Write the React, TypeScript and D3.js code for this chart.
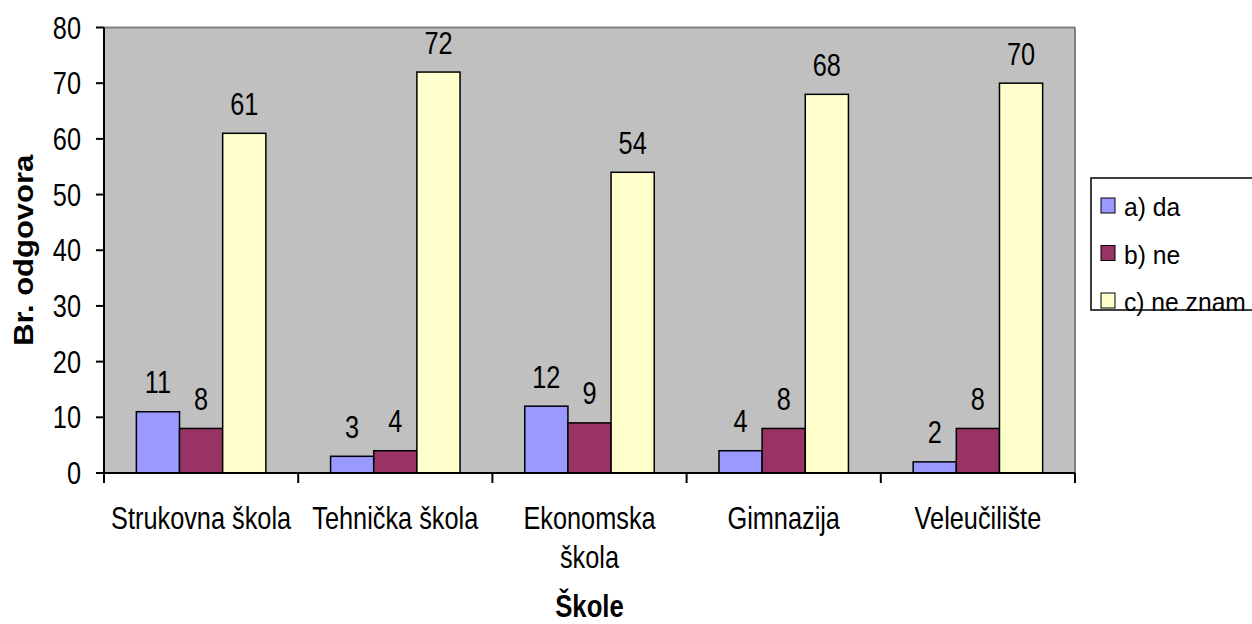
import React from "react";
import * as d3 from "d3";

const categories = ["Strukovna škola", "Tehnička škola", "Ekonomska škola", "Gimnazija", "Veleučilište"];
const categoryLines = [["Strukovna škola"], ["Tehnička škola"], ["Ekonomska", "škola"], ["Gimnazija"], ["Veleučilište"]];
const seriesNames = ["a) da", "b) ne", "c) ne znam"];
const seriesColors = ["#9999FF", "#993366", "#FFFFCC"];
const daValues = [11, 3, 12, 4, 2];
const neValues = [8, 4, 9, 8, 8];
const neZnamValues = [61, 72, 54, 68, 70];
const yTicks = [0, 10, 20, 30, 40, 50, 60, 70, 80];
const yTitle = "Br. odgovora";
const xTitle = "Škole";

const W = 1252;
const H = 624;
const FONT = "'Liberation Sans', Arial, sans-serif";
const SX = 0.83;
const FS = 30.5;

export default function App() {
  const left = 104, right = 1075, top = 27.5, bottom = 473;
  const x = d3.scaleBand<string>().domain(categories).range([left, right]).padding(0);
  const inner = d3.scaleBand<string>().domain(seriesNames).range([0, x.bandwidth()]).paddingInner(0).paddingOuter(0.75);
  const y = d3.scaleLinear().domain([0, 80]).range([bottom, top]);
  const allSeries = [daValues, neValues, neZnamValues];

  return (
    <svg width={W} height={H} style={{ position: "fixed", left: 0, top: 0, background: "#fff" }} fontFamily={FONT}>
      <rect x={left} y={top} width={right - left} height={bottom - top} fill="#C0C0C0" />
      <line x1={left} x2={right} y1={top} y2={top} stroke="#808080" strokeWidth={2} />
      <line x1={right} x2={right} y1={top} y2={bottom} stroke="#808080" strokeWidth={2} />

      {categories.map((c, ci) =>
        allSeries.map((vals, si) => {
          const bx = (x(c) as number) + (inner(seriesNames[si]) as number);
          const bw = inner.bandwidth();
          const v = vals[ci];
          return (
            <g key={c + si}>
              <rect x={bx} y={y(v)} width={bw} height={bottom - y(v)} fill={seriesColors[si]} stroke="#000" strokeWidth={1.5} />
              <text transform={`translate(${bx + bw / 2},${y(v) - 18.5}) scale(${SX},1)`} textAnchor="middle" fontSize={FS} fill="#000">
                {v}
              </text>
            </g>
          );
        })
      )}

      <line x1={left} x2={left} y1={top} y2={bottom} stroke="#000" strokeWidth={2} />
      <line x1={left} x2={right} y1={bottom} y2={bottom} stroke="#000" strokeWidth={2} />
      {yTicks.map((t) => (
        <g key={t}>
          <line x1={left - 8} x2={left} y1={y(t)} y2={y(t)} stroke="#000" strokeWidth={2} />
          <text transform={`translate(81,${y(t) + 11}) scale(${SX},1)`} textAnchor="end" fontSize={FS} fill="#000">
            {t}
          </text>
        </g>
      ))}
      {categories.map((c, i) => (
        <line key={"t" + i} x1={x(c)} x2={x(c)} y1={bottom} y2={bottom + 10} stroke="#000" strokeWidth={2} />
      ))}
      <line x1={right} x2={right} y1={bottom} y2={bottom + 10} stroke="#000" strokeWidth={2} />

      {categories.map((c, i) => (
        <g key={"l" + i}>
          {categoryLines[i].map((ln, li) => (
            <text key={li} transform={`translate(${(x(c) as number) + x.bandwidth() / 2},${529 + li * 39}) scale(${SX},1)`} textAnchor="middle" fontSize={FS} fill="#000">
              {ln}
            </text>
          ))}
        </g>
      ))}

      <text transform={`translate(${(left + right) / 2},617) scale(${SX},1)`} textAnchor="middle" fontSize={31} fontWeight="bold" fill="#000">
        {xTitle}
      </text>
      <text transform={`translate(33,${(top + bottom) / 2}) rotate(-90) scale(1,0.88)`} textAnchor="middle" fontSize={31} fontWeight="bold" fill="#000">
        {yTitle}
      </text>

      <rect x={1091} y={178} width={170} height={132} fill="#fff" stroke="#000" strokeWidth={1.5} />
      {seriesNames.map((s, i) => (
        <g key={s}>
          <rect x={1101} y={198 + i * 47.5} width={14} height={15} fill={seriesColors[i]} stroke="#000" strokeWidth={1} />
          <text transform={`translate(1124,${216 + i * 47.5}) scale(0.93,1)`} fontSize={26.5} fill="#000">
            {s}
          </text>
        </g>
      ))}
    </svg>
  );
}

Stated task:
Give back exactly the lines from the first line of the data through the line with "import * as", pictures excluded.

Solution below:
Write the React, TypeScript and D3.js code for this chart.
import React from "react";
import * as d3 from "d3";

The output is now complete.